Boland v. State

613 So. 2d 72 | Fla. Dist. Ct. App. | 1993

613 So. 2d 72 (1993)

Michael Lee BOLAND, Appellant,
v.
STATE of Florida, Appellee.

No. 92-1978.

District Court of Appeal of Florida, Fourth District.

January 20, 1993.
Rehearing and/or Certification Denied March 2, 1993.

Michael Lee Boland, Bowling Green, pro se appellant.

Robert A. Butterworth, Atty. Gen., Tallahassee, and Melvina Racey Flaherty, Asst. Atty. Gen., West Palm Beach, for appellee.

DELL, Judge.

Michael Lee Boland appeals from an order denying his motion to correct an illegal sentence filed pursuant to rule 3.800(a), Florida Rules of Criminal Procedure. He challenges the trial court's assessment of forty points against him on his sentencing guidelines scoresheet for victim injury. He argues that the state failed to charge or prove physical injury to the victims in this case. We agree and reverse and remand for resentencing.

The information charged appellant with two counts of lewd and lascivious assault on a child under the age of sixteen years in violation of section 800.04, Florida Statutes (1987). The information charged that he committed the offenses between July 1, 1987 and September 30, 1989 as to one victim and between March 1, 1987 and August 1, 1987 as to the other victim. Appellant entered into a written nolo contendere plea agreement. The plea agreement recited that the prosecutor agreed to a sentence of four and one-half years in prison followed by ten years probation and other conditions. The court adjudicated appellant guilty of both counts of lewd and lascivious assault, and on January 31, 1991, sentenced him to three and one-half years in prison with ten years probation on each *73 count to run concurrently. Appellant did not file a direct appeal and his sentence became final in March of 1991.
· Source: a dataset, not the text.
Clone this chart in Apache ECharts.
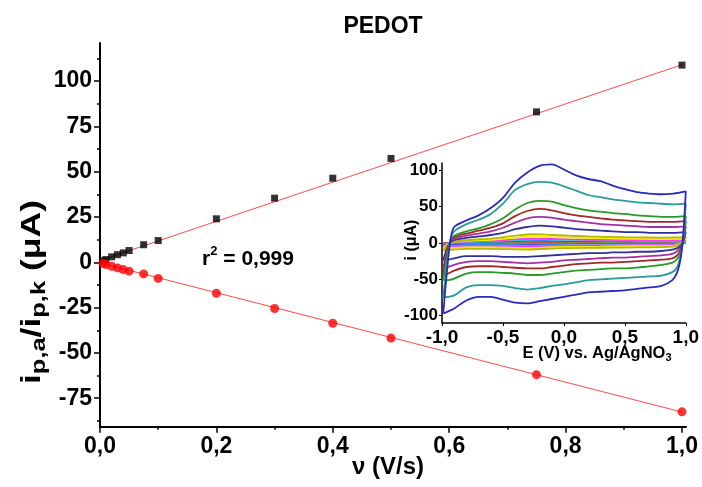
<!DOCTYPE html>
<html>
<head>
<meta charset="utf-8">
<script src="https://cdn.jsdelivr.net/npm/echarts@6/dist/echarts.min.js"></script>
<style>html,body{margin:0;padding:0;background:#fff}#c{width:702px;height:487px}</style>
</head>
<body>
<div id="c"></div>
<script>
// ---------- main plot data ----------
const speeds = [0.005, 0.01, 0.02, 0.03, 0.04, 0.05, 0.075, 0.1, 0.2, 0.3, 0.4, 0.5, 0.75, 1.0];
const ipa = [0.8, 1.5, 3.0, 4.2, 5.2, 6.5, 9.7, 12.0, 24.0, 35.4, 46.4, 57.3, 83.0, 108.8];
const ipk = [-0.5, -1.2, -2.2, -3.1, -4.0, -4.9, -6.4, -8.9, -17.1, -25.5, -33.6, -41.8, -62.0, -82.5];
const fitX = [0, 1.0];
const fitAnodic = [1.0, 109.0];
const fitCathodic = [-0.3, -82.6];

const mainXTicks = [0, 0.2, 0.4, 0.6, 0.8, 1.0];
const mainXMinor = [0.1, 0.3, 0.5, 0.7, 0.9];
const mainYTicks = [-75, -50, -25, 0, 25, 50, 75, 100];
const mainYMinor = [-87.5, -62.5, -37.5, -12.5, 12.5, 37.5, 62.5, 87.5, 112.5];

// ---------- inset (CV) data ----------
const insetXTicks = [-1, -0.5, 0, 0.5, 1];
const insetYTicks = [-100, -50, 0, 50, 100];

const cvAnodicE = [-0.99, -0.96, -0.93, -0.9, -0.8, -0.7, -0.6, -0.5, -0.4, -0.3, -0.2, -0.1, 0.0, 0.1, 0.2, 0.3, 0.4, 0.5, 0.6, 0.7, 0.8, 0.9, 1.0];
const cvCathodicE = [0.98, 0.96, 0.93, 0.89, 0.8, 0.7, 0.6, 0.5, 0.4, 0.3, 0.2, 0.1, 0.0, -0.1, -0.2, -0.3, -0.4, -0.5, -0.6, -0.7, -0.8, -0.9, -0.95, -0.99];

const cv1000a = [-97, -40, 5, 22, 31, 38, 48, 62, 83, 97, 106, 108, 101, 93, 88, 85, 79, 74, 70, 68, 67, 68, 71];
const cv1000c = [14, -19, -40, -51, -59, -61, -63, -65, -66, -67, -68, -71, -74, -77, -80, -83, -82, -78, -74, -74, -79, -90, -94, -97];
const cv750a = [-75, -30, 5, 16, 26, 32, 40, 54, 73, 81, 84, 83, 78, 72, 66, 63, 60, 58, 56, 55, 54, 53, 54];
const cv750c = [10, -15, -33, -40, -45, -46, -47, -48, -49, -50, -51, -54, -57, -59, -62, -64, -62, -59, -58, -58, -61, -72, -74, -75];
const cv500a = [-51, -20, 4, 10, 16, 20, 26, 34, 46, 55, 58, 57, 52, 48, 45, 43, 41, 40, 38, 37, 36, 36, 37];
const cv500c = [5, -12, -22, -27, -30, -32, -34, -35, -35, -36, -37, -38, -40, -42, -44, -44, -42, -41, -40, -40, -42, -49, -51, -51];
const cv400a = [-44, -15, 3, 8, 13, 17, 21, 27, 37, 44, 47, 45, 41, 38, 36, 34, 32, 31, 30, 29, 29, 29, 30];
const cv400c = [4, -8, -17, -21, -23, -24, -25, -26, -27, -27, -28, -29, -31, -33, -35, -35, -34, -33, -32, -32, -33, -38, -42, -44];
const cv300a = [-35, -12, 2, 6, 10, 13, 16, 21, 28, 34, 36, 35, 32, 30, 28, 26, 25, 24, 23, 22, 22, 22, 23];
const cv300c = [3, -5, -11, -15, -17, -18, -19, -20, -20, -21, -22, -23, -24, -26, -27, -28, -27, -26, -25, -25, -26, -30, -33, -35];
const cv200a = [-24, -8, 1, 4, 7, 9, 11, 14, 19, 22, 24, 23, 21, 19, 18, 17, 16, 15, 15, 14, 14, 14, 15];
const cv200c = [2, -3, -7, -9, -11, -12, -12, -13, -13, -14, -14, -15, -16, -17, -18, -19, -19, -19, -18, -18, -18, -21, -23, -24];

const cvSmallAnodicE = [-0.99, -0.93, -0.8, -0.6, -0.4, -0.25, -0.1, 0.2, 0.5, 0.8, 1.0];
const cvSmallCathodicE = [0.97, 0.9, 0.6, 0.3, 0.0, -0.3, -0.6, -0.8, -0.95, -0.99];
const cv100a = [-10, 0, 4, 6, 10, 12, 11, 9, 8, 7.5, 8];
const cv100c = [1, -5, -6, -6.5, -7, -9, -8, -8, -9.5, -10];
const cv075a = [-7.5, 0, 3, 4.5, 7.5, 9, 8, 7, 6, 5.5, 6];
const cv075c = [0.5, -4, -4.5, -5, -5.5, -7, -6, -6, -7, -7.5];
const cv050a = [-5, 0, 2, 3, 5, 6, 5.5, 4.5, 4, 3.8, 4];
const cv050c = [0.3, -2.5, -3, -3.3, -3.6, -4.5, -4, -4, -4.7, -5];
const cv040a = [-4, 0, 1.6, 2.4, 4, 4.8, 4.4, 3.6, 3.2, 3, 3.2];
const cv040c = [0.2, -2, -2.4, -2.6, -2.9, -3.6, -3.2, -3.2, -3.8, -4];
const cv030a = [-3, 0, 1.2, 1.8, 3, 3.6, 3.3, 2.7, 2.4, 2.3, 2.4];
const cv030c = [0.2, -1.5, -1.8, -2, -2.2, -2.7, -2.4, -2.4, -2.8, -3];
const cv020a = [-2, 0, 0.8, 1.2, 2, 2.4, 2.2, 1.8, 1.6, 1.5, 1.6];
const cv020c = [0.1, -1, -1.2, -1.3, -1.4, -1.8, -1.6, -1.6, -1.9, -2];
const cv010a = [-1, 0, 0.4, 0.6, 1, 1.2, 1.1, 0.9, 0.8, 0.75, 0.8];
const cv010c = [0, -0.5, -0.6, -0.65, -0.7, -0.9, -0.8, -0.8, -0.95, -1];
const cv005a = [-0.5, 0, 0.2, 0.3, 0.5, 0.6, 0.55, 0.45, 0.4, 0.38, 0.4];
const cv005c = [0, -0.25, -0.3, -0.33, -0.35, -0.45, -0.4, -0.4, -0.48, -0.5];

// ---------- build ----------
const FONT = "'Liberation Sans', Arial, sans-serif";
function loop(ea, ia, ec, ic) {
  const d = [];
  for (let k = 0; k < ea.length; k++) d.push([ea[k], ia[k]]);
  for (let k = 0; k < ec.length; k++) d.push([ec[k], ic[k]]);
  return d;
}
const cvList = [
  [cvSmallAnodicE, cv005a, cvSmallCathodicE, cv005c, '#333333'],
  [cvSmallAnodicE, cv010a, cvSmallCathodicE, cv010c, '#ff3030'],
  [cvSmallAnodicE, cv020a, cvSmallCathodicE, cv020c, '#30cc30'],
  [cvSmallAnodicE, cv030a, cvSmallCathodicE, cv030c, '#3535ff'],
  [cvSmallAnodicE, cv040a, cvSmallCathodicE, cv040c, '#30dede'],
  [cvSmallAnodicE, cv050a, cvSmallCathodicE, cv050c, '#ff35ff'],
  [cvSmallAnodicE, cv075a, cvSmallCathodicE, cv075c, '#f2f200'],
  [cvSmallAnodicE, cv100a, cvSmallCathodicE, cv100c, '#b8b800'],
  [cvAnodicE, cv200a, cvCathodicE, cv200c, '#303098'],
  [cvAnodicE, cv300a, cvCathodicE, cv300c, '#a232a2'],
  [cvAnodicE, cv400a, cvCathodicE, cv400c, '#a22828'],
  [cvAnodicE, cv500a, cvCathodicE, cv500c, '#289a28'],
  [cvAnodicE, cv750a, cvCathodicE, cv750c, '#2a9c9c'],
  [cvAnodicE, cv1000a, cvCathodicE, cv1000c, '#2a2abc']
];
const cvSeries = cvList.map(c => ({
  type: 'line', xAxisIndex: 2, yAxisIndex: 2,
  data: loop(c[0], c[1], c[2], c[3]),
  showSymbol: false, smooth: 0.3, silent: true,
  lineStyle: { color: c[4], width: 1.8 }, z: 5
}));

const xFmt = v => v.toFixed(1).replace('.', ',');
const tickLbl = { fontFamily: FONT, fontWeight: 'bold', color: '#000' };
function txt(x, y, text, rich, extra) {
  return Object.assign({ type: 'text', x: x, y: y, z: 10,
    style: { text: text, rich: rich, align: 'center', verticalAlign: 'middle', textAlign: 'center', textVerticalAlign: 'middle' } }, extra || {});
}
function tok(size, lh, va) {
  return { fontSize: size, fontWeight: 'bold', fontFamily: FONT, fill: '#000', color: '#000', lineHeight: lh, verticalAlign: va };
}

const option = {
  animation: false,
  backgroundColor: '#fff',
  grid: [
    { left: 100, top: 43, width: 586, height: 383.7 },
    { left: 442, top: 163, width: 245, height: 160, z: 4 }
  ],
  xAxis: [
    { gridIndex: 0, position: 'bottom', type: 'value', min: 0, max: 1.0069, splitLine: { show: false },
      axisLine: { onZero: false, lineStyle: { color: '#000', width: 2 } },
      axisTick: { customValues: mainXTicks, length: 6, inside: false, lineStyle: { width: 1.5, color: '#000' } },
      axisLabel: { customValues: mainXTicks, formatter: xFmt, fontSize: 23, margin: 8, ...tickLbl } },
    { gridIndex: 0, position: 'bottom', type: 'value', min: 0, max: 1.0069, splitLine: { show: false },
      axisLine: { show: false, onZero: false },
      axisTick: { customValues: mainXMinor, length: 3, lineStyle: { width: 1.5, color: '#000' } },
      axisLabel: { show: false } },
    { gridIndex: 1, position: 'bottom', type: 'value', min: -1, max: 1, splitLine: { show: false },
      axisLine: { onZero: false, lineStyle: { color: '#000', width: 1.5 } },
      axisTick: { customValues: insetXTicks, length: 3, lineStyle: { color: '#000' } },
      axisLabel: { customValues: insetXTicks, formatter: xFmt, fontSize: 19, margin: 5, ...tickLbl } }
  ],
  yAxis: [
    { gridIndex: 0, position: 'left', type: 'value', min: -90.7, max: 121, splitLine: { show: false },
      axisLine: { show: true, onZero: false, lineStyle: { color: '#000', width: 2 } },
      axisTick: { show: true, customValues: mainYTicks, length: 6, lineStyle: { width: 1.5, color: '#000' } },
      axisLabel: { customValues: mainYTicks, fontSize: 23, margin: 8, ...tickLbl } },
    { gridIndex: 0, position: 'left', type: 'value', min: -90.7, max: 121, splitLine: { show: false },
      axisLine: { show: false, onZero: false },
      axisTick: { show: true, customValues: mainYMinor, length: 3, lineStyle: { width: 1.5, color: '#000' } },
      axisLabel: { show: false } },
    { gridIndex: 1, position: 'left', type: 'value', min: -110, max: 110, splitLine: { show: false },
      axisLine: { show: true, onZero: false, lineStyle: { color: '#000', width: 1.5 } },
      axisTick: { show: true, customValues: insetYTicks, length: 3, lineStyle: { color: '#000' } },
      axisLabel: { customValues: insetYTicks, fontSize: 17, margin: 4, ...tickLbl } }
  ],
  series: [
    { type: 'line', xAxisIndex: 0, yAxisIndex: 0, data: fitX.map((x, k) => [x, fitAnodic[k]]),
      showSymbol: false, lineStyle: { color: '#ff4a4a', width: 1 }, z: 2, silent: true },
    { type: 'line', xAxisIndex: 0, yAxisIndex: 0, data: fitX.map((x, k) => [x, fitCathodic[k]]),
      showSymbol: false, lineStyle: { color: '#ff4a4a', width: 1 }, z: 2, silent: true },
    { type: 'scatter', xAxisIndex: 0, yAxisIndex: 0, data: speeds.map((x, k) => [x, ipa[k]]),
      symbol: 'rect', symbolSize: 7, itemStyle: { color: '#000' }, z: 3 },
    { type: 'scatter', xAxisIndex: 0, yAxisIndex: 0, data: speeds.map((x, k) => [x, ipk[k]]),
      symbol: 'circle', symbolSize: 9, itemStyle: { color: '#ff0000' }, z: 3 },
    ...cvSeries
  ],
  graphic: [
    txt(383, 27, '{m|PEDOT}', { m: tok(23, 28, 'middle') }),
    txt(388, 467, '{m|ν (V/s)}', { m: tok(24, 28, 'middle') }),
    txt(248, 259, '{m|r}{p|2}{m| = 0,999}', { m: tok(21, 28, 'middle'), p: tok(13, 14, 'top') }),
    txt(32, 292, '{m|i}{s|p,a}{m|/i}{s|p,k}{m| (μA)}', { m: tok(28, 34, 'middle'), s: tok(20, 18, 'bottom') },
        { rotation: Math.PI / 2, scaleX: 1.27 }),
    txt(412, 240, '{m|i (μA)}', { m: tok(16, 20, 'middle') }, { rotation: Math.PI / 2 }),
    txt(597, 353, '{m|E (V) vs. Ag/AgNO}{s|3}', { m: tok(16.5, 20, 'middle'), s: tok(11, 11, 'bottom') })
  ]
};
const chart = echarts.init(document.getElementById('c'), null, { renderer: 'canvas' });
chart.setOption(option);
</script>
</body>
</html>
The state does not claim that the record contains any evidence of physical injury to the victims. Instead, it appears that the parties agree that the only indication of injury to the victims was that reflected in the information charging lewd and lascivious assault. The information specifically recited the type of contact appellant allegedly had with the two victims. It does not contain any allegation of physical injury. The trial court, therefore, erred when it assessed forty points against appellant on his sentencing guidelines scoresheet for victim injury. See Karchesky v. State, 591 So. 2d 930 (Fla. 1992).

The trial court's calculation, including the victim injury points, placed appellant in a two-cell higher category in the guidelines matrix than he would have been without the extra points. Reducing his score by forty points would change the original recommended range of four and one-half to five and one-half years to a range of two and one-half to three and one-half years. The reduction would also change the permitted range from three and one-half to seven years to a permitted range of community control or one to four and one-half years. Although the trial court sentenced appellant within the correct permitted and recommended ranges, we cannot deem the inclusion of victim injury points on the scoresheet as harmless error. At sentencing, based on the erroneous scoresheet calculations, the trial court stated:

Mr. Boland, I am sure your attorney has explained this to you and I have. I don't have any discretion in this matter other than 3 1/2 - 7 years unless there is a clear legal reason for departure which I don't find in this case.

In view of the trial judge's comments, we cannot assume that the trial court would have rendered the same sentence in the absence of the scoresheet error. See Sellers v. State, 578 So. 2d 339 (Fla. 1st DCA), approved on other grounds, 586 So. 2d 340 (Fla. 1991).

Accordingly, we reverse the trial court's order denying appellant's motion to correct an illegal sentence. We remand this cause to the trial court with directions to correct appellant's guidelines scoresheet and for resentencing.

REVERSED and REMANDED.

FARMER, J., concurs.

WARNER, J., concurs specially with opinion.

WARNER, Judge, concurring specially.

I concur because I think the Supreme Court settled this issue in Karchesky v. State, 591 So. 2d 930 (Fla. 1992). However, as a result of that decision, the legislature amended the sentencing law to make clear that in the calculation of guidelines victim injury includes sexual contact regardless of whether there is physical trauma. See § 921.001(8), Fla. Stat. (1992). That amendment cannot be retroactively applied to this case.